In your copy, include every line of the listing below exactly but none of the pictures.

————————

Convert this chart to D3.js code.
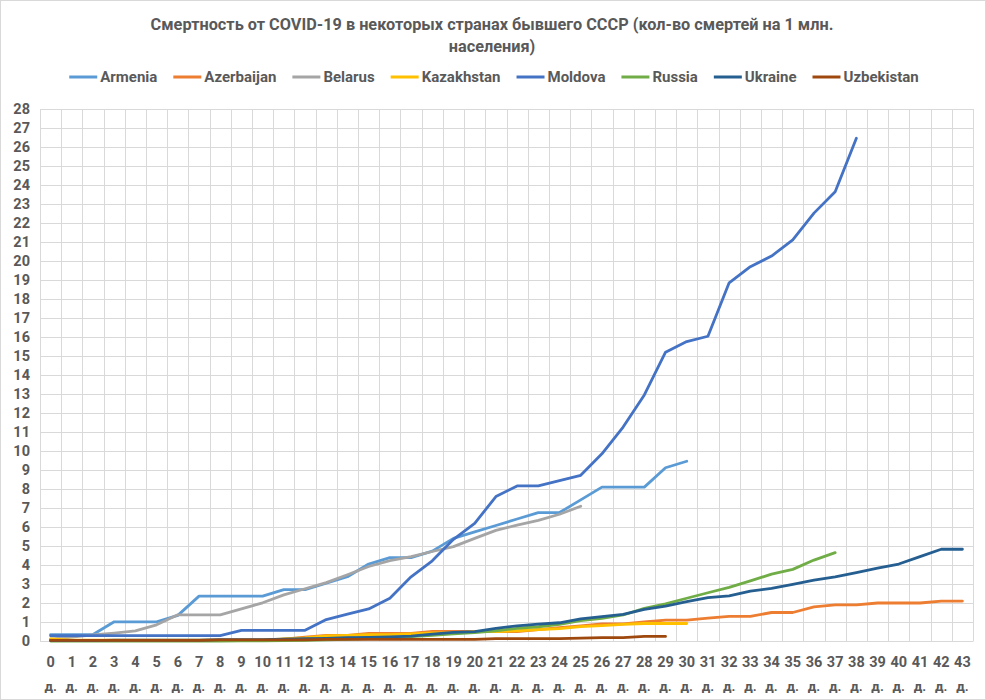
<!DOCTYPE html>
<html>
<head>
<meta charset="utf-8">
<script src="https://cdn.jsdelivr.net/npm/d3@7"></script>
<style>
  html, body { margin: 0; padding: 0; background: #fff; }
  svg { display: block; }
  text { font-family: Roboto, "Liberation Sans", sans-serif; }
</style>
</head>
<body>
<svg id="chart" width="986" height="700"></svg>
<script>
// ---------- data ----------
const titleLines = ["Смертность от COVID-19 в некоторых странах бывшего СССР (кол-во смертей на 1 млн.", "населения)"];
const categories = d3.range(0, 44).map(String);
const dayLabel = "д.";
const yTicks = d3.range(0, 29);

const seriesNames = ["Armenia", "Azerbaijan", "Belarus", "Kazakhstan", "Moldova", "Russia", "Ukraine", "Uzbekistan"];
const seriesColors = ["#5B9BD5", "#ED7D31", "#A5A5A5", "#FFC000", "#4472C4", "#70AD47", "#255E91", "#9E480E"];

const armenia = [0.34,0.34,0.34,1.01,1.01,1.01,1.35,2.36,2.36,2.36,2.36,2.7,2.7,3.04,3.38,4.05,4.39,4.39,4.73,5.4,5.74,6.08,6.42,6.76,6.76,7.43,8.1,8.1,8.1,9.12,9.46];
const azerbaijan = [0.1,0.02,0.02,0.02,0.02,0.02,0.02,0.02,0.02,0.02,0.02,0.1,0.2,0.3,0.3,0.4,0.4,0.4,0.5,0.5,0.5,0.5,0.5,0.6,0.7,0.8,0.9,0.9,1.0,1.1,1.1,1.2,1.3,1.3,1.5,1.5,1.8,1.9,1.9,2.0,2.0,2.0,2.1,2.1];
const belarus = [0.1,0.21,0.32,0.42,0.53,0.85,1.38,1.38,1.38,1.69,2.01,2.43,2.75,3.07,3.49,3.92,4.23,4.44,4.71,4.97,5.4,5.82,6.1,6.35,6.67,7.09];
const kazakhstan = [0.11,0.05,0.05,0.05,0.05,0.05,0.05,0.05,0.05,0.05,0.05,0.11,0.16,0.27,0.3,0.33,0.33,0.38,0.43,0.43,0.49,0.49,0.54,0.6,0.65,0.76,0.81,0.87,0.92,0.92,0.92];
const moldova = [0.28,0.28,0.28,0.28,0.28,0.28,0.28,0.28,0.28,0.56,0.56,0.56,0.56,1.13,1.41,1.69,2.25,3.38,4.22,5.35,6.19,7.6,8.16,8.16,8.44,8.72,9.85,11.26,12.95,15.2,15.76,16.04,18.85,19.7,20.26,21.11,22.52,23.65,26.46];
const russia = [0,0,0,0,0,0,0,0,0,0.01,0.01,0.02,0.03,0.06,0.09,0.12,0.17,0.23,0.3,0.37,0.44,0.54,0.67,0.75,0.88,1.07,1.19,1.37,1.72,1.95,2.25,2.54,2.82,3.16,3.52,3.77,4.26,4.65];
const ukraine = [0.02,0.02,0.02,0.05,0.05,0.05,0.05,0.05,0.07,0.07,0.07,0.1,0.12,0.14,0.17,0.19,0.22,0.26,0.36,0.45,0.49,0.67,0.8,0.89,0.96,1.16,1.28,1.4,1.67,1.84,2.07,2.28,2.37,2.63,2.77,2.98,3.2,3.38,3.6,3.83,4.05,4.44,4.83,4.83];
const uzbekistan = [0.03,0.03,0.03,0.03,0.03,0.03,0.03,0.03,0.06,0.06,0.06,0.06,0.06,0.09,0.09,0.09,0.09,0.09,0.09,0.09,0.09,0.12,0.12,0.12,0.12,0.15,0.18,0.18,0.24,0.24];

const seriesValues = [armenia, azerbaijan, belarus, kazakhstan, moldova, russia, ukraine, uzbekistan];

// ---------- layout ----------
const W = 986, H = 700;
const plot = { left: 40, right: 973, top: 109, bottom: 641 };
const textColor = "#595959";
const gridColor = "#D9D9D9";

const svg = d3.select("#chart");

svg.append("rect")
  .attr("x", 0.5).attr("y", 0.5)
  .attr("width", W - 1).attr("height", H - 1)
  .attr("fill", "#fff").attr("stroke", gridColor);

// title
const title = svg.append("text")
  .attr("text-anchor", "middle")
  .attr("fill", textColor)
  .attr("font-weight", "bold")
  .attr("font-size", 16.3);
titleLines.forEach((t, i) => {
  title.append("tspan").attr("x", W / 2 - 1).attr("y", 30 + i * 22).text(t);
});

// scales
const x = d3.scaleBand().domain(categories).range([plot.left, plot.right]).padding(0);
const y = d3.scaleLinear().domain([0, 28]).range([plot.bottom, plot.top]);
const cx = c => x(c) + x.bandwidth() / 2;

// y axis with gridlines
const yAxis = svg.append("g")
  .attr("transform", `translate(${plot.left},0)`)
  .call(d3.axisLeft(y).tickValues(yTicks).tickSize(-(plot.right - plot.left)).tickPadding(10).tickFormat(d3.format("d")));
yAxis.select(".domain").remove();
yAxis.selectAll(".tick line").attr("stroke", gridColor).attr("stroke-width", 1);
yAxis.selectAll(".tick text")
  .attr("fill", textColor).attr("font-weight", "bold").attr("font-size", 14.5)
  .attr("font-family", "Roboto, 'Liberation Sans', sans-serif");

// vertical gridlines at category boundaries
const boundaries = categories.map(c => x(c)).concat([x(categories[categories.length - 1]) + x.bandwidth()]);
svg.append("g").selectAll("line").data(boundaries).join("line")
  .attr("x1", d => Math.round(d) + 0.5).attr("x2", d => Math.round(d) + 0.5)
  .attr("y1", plot.top).attr("y2", plot.bottom)
  .attr("stroke", gridColor).attr("stroke-width", 1);

// x axis labels
const xAxis = svg.append("g")
  .attr("transform", `translate(0,${plot.bottom})`)
  .call(d3.axisBottom(x).tickSize(0).tickPadding(16));
xAxis.select(".domain").attr("stroke", gridColor);
xAxis.selectAll(".tick text")
  .attr("fill", textColor).attr("font-weight", "bold").attr("font-size", 14.5)
  .attr("font-family", "Roboto, 'Liberation Sans', sans-serif")
  .each(function(d) {
    const t = d3.select(this);
    t.text(null);
    t.append("tspan").attr("x", 0).attr("dy", "0.71em").text(d);
    t.append("tspan").attr("x", 0).attr("dy", "1.75em").attr("font-size", 13.5).text(dayLabel);
  });

// lines
const line = d3.line()
  .defined(d => d.v != null)
  .x(d => cx(d.c))
  .y(d => y(d.v));

const linesG = svg.append("g");
seriesNames.forEach((name, si) => {
  const data = seriesValues[si].map((v, i) => ({ c: categories[i], v }));
  linesG.append("path")
    .datum(data)
    .attr("d", line)
    .attr("fill", "none")
    .attr("stroke", seriesColors[si])
    .attr("stroke-width", 2.8)
    .attr("stroke-linejoin", "round")
    .attr("stroke-linecap", "round");
});

// legend
const legend = svg.append("g");
const markerW = 28, markerGap = 3, itemGap = 16;
let cursor = 0;
seriesNames.forEach((name, si) => {
  const g = legend.append("g");
  g.append("line")
    .attr("x1", 0).attr("x2", markerW).attr("y1", 0).attr("y2", 0)
    .attr("stroke", seriesColors[si]).attr("stroke-width", 3);
  const t = g.append("text")
    .attr("x", markerW + markerGap).attr("y", 5)
    .attr("fill", textColor).attr("font-weight", "bold").attr("font-size", 15)
    .text(name);
  const w = markerW + markerGap + t.node().getComputedTextLength();
  g.attr("transform", `translate(${cursor},0)`);
  cursor += w + itemGap;
});
const legendW = cursor - itemGap;
legend.attr("transform", `translate(${494 - legendW / 2},77)`);
</script>
</body>
</html>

————————

— ANSWER —
Convert this chart to D3.js code.
<!DOCTYPE html>
<html>
<head>
<meta charset="utf-8">
<script src="https://cdn.jsdelivr.net/npm/d3@7"></script>
<style>
  html, body { margin: 0; padding: 0; background: #fff; }
  svg { display: block; }
  text { font-family: Roboto, "Liberation Sans", sans-serif; }
</style>
</head>
<body>
<svg id="chart" width="986" height="700"></svg>
<script>
// ---------- data ----------
const titleLines = ["Смертность от COVID-19 в некоторых странах бывшего СССР (кол-во смертей на 1 млн.", "населения)"];
const categories = d3.range(0, 44).map(String);
const dayLabel = "д.";
const yTicks = d3.range(0, 29);

const seriesNames = ["Armenia", "Azerbaijan", "Belarus", "Kazakhstan", "Moldova", "Russia", "Ukraine", "Uzbekistan"];
const seriesColors = ["#5B9BD5", "#ED7D31", "#A5A5A5", "#FFC000", "#4472C4", "#70AD47", "#255E91", "#9E480E"];

const armenia = [0.34,0.34,0.34,1.01,1.01,1.01,1.35,2.36,2.36,2.36,2.36,2.7,2.7,3.04,3.38,4.05,4.39,4.39,4.73,5.4,5.74,6.08,6.42,6.76,6.76,7.43,8.1,8.1,8.1,9.12,9.46];
const azerbaijan = [0.1,0.02,0.02,0.02,0.02,0.02,0.02,0.02,0.02,0.02,0.02,0.1,0.2,0.3,0.3,0.4,0.4,0.4,0.5,0.5,0.5,0.5,0.5,0.6,0.7,0.8,0.9,0.9,1.0,1.1,1.1,1.2,1.3,1.3,1.5,1.5,1.8,1.9,1.9,2.0,2.0,2.0,2.1,2.1];
const belarus = [0.1,0.21,0.32,0.42,0.53,0.85,1.38,1.38,1.38,1.69,2.01,2.43,2.75,3.07,3.49,3.92,4.23,4.44,4.71,4.97,5.4,5.82,6.1,6.35,6.67,7.09];
const kazakhstan = [0.11,0.05,0.05,0.05,0.05,0.05,0.05,0.05,0.05,0.05,0.05,0.11,0.16,0.27,0.3,0.33,0.33,0.38,0.43,0.43,0.49,0.49,0.54,0.6,0.65,0.76,0.81,0.87,0.92,0.92,0.92];
const moldova = [0.28,0.28,0.28,0.28,0.28,0.28,0.28,0.28,0.28,0.56,0.56,0.56,0.56,1.13,1.41,1.69,2.25,3.38,4.22,5.35,6.19,7.6,8.16,8.16,8.44,8.72,9.85,11.26,12.95,15.2,15.76,16.04,18.85,19.7,20.26,21.11,22.52,23.65,26.46];
const russia = [0,0,0,0,0,0,0,0,0,0.01,0.01,0.02,0.03,0.06,0.09,0.12,0.17,0.23,0.3,0.37,0.44,0.54,0.67,0.75,0.88,1.07,1.19,1.37,1.72,1.95,2.25,2.54,2.82,3.16,3.52,3.77,4.26,4.65];
const ukraine = [0.02,0.02,0.02,0.05,0.05,0.05,0.05,0.05,0.07,0.07,0.07,0.1,0.12,0.14,0.17,0.19,0.22,0.26,0.36,0.45,0.49,0.67,0.8,0.89,0.96,1.16,1.28,1.4,1.67,1.84,2.07,2.28,2.37,2.63,2.77,2.98,3.2,3.38,3.6,3.83,4.05,4.44,4.83,4.83];
const uzbekistan = [0.03,0.03,0.03,0.03,0.03,0.03,0.03,0.03,0.06,0.06,0.06,0.06,0.06,0.09,0.09,0.09,0.09,0.09,0.09,0.09,0.09,0.12,0.12,0.12,0.12,0.15,0.18,0.18,0.24,0.24];

const seriesValues = [armenia, azerbaijan, belarus, kazakhstan, moldova, russia, ukraine, uzbekistan];

// ---------- layout ----------
const W = 986, H = 700;
const plot = { left: 40, right: 973, top: 109, bottom: 641 };
const textColor = "#595959";
const gridColor = "#D9D9D9";

const svg = d3.select("#chart");

svg.append("rect")
  .attr("x", 0.5).attr("y", 0.5)
  .attr("width", W - 1).attr("height", H - 1)
  .attr("fill", "#fff").attr("stroke", gridColor);

// title
const title = svg.append("text")
  .attr("text-anchor", "middle")
  .attr("fill", textColor)
  .attr("font-weight", "bold")
  .attr("font-size", 16.3);
titleLines.forEach((t, i) => {
  title.append("tspan").attr("x", W / 2 - 1).attr("y", 30 + i * 22).text(t);
});

// scales
const x = d3.scaleBand().domain(categories).range([plot.left, plot.right]).padding(0);
const y = d3.scaleLinear().domain([0, 28]).range([plot.bottom, plot.top]);
const cx = c => x(c) + x.bandwidth() / 2;

// y axis with gridlines
const yAxis = svg.append("g")
  .attr("transform", `translate(${plot.left},0)`)
  .call(d3.axisLeft(y).tickValues(yTicks).tickSize(-(plot.right - plot.left)).tickPadding(10).tickFormat(d3.format("d")));
yAxis.select(".domain").remove();
yAxis.selectAll(".tick line").attr("stroke", gridColor).attr("stroke-width", 1);
yAxis.selectAll(".tick text")
  .attr("fill", textColor).attr("font-weight", "bold").attr("font-size", 14.5)
  .attr("font-family", "Roboto, 'Liberation Sans', sans-serif");

// vertical gridlines at category boundaries
const boundaries = categories.map(c => x(c)).concat([x(categories[categories.length - 1]) + x.bandwidth()]);
svg.append("g").selectAll("line").data(boundaries).join("line")
  .attr("x1", d => Math.round(d) + 0.5).attr("x2", d => Math.round(d) + 0.5)
  .attr("y1", plot.top).attr("y2", plot.bottom)
  .attr("stroke", gridColor).attr("stroke-width", 1);

// x axis labels
const xAxis = svg.append("g")
  .attr("transform", `translate(0,${plot.bottom})`)
  .call(d3.axisBottom(x).tickSize(0).tickPadding(16));
xAxis.select(".domain").attr("stroke", gridColor);
xAxis.selectAll(".tick text")
  .attr("fill", textColor).attr("font-weight", "bold").attr("font-size", 14.5)
  .attr("font-family", "Roboto, 'Liberation Sans', sans-serif")
  .each(function(d) {
    const t = d3.select(this);
    t.text(null);
    t.append("tspan").attr("x", 0).attr("dy", "0.71em").text(d);
    t.append("tspan").attr("x", 0).attr("dy", "1.75em").attr("font-size", 13.5).text(dayLabel);
  });

// lines
const line = d3.line()
  .defined(d => d.v != null)
  .x(d => cx(d.c))
  .y(d => y(d.v));

const linesG = svg.append("g");
seriesNames.forEach((name, si) => {
  const data = seriesValues[si].map((v, i) => ({ c: categories[i], v }));
  linesG.append("path")
    .datum(data)
    .attr("d", line)
    .attr("fill", "none")
    .attr("stroke", seriesColors[si])
    .attr("stroke-width", 2.8)
    .attr("stroke-linejoin", "round")
    .attr("stroke-linecap", "round");
});

// legend
const legend = svg.append("g");
const markerW = 28, markerGap = 3, itemGap = 16;
let cursor = 0;
seriesNames.forEach((name, si) => {
  const g = legend.append("g");
  g.append("line")
    .attr("x1", 0).attr("x2", markerW).attr("y1", 0).attr("y2", 0)
    .attr("stroke", seriesColors[si]).attr("stroke-width", 3);
  const t = g.append("text")
    .attr("x", markerW + markerGap).attr("y", 5)
    .attr("fill", textColor).attr("font-weight", "bold").attr("font-size", 15)
    .text(name);
  const w = markerW + markerGap + t.node().getComputedTextLength();
  g.attr("transform", `translate(${cursor},0)`);
  cursor += w + itemGap;
});
const legendW = cursor - itemGap;
legend.attr("transform", `translate(${494 - legendW / 2},77)`);
</script>
</body>
</html>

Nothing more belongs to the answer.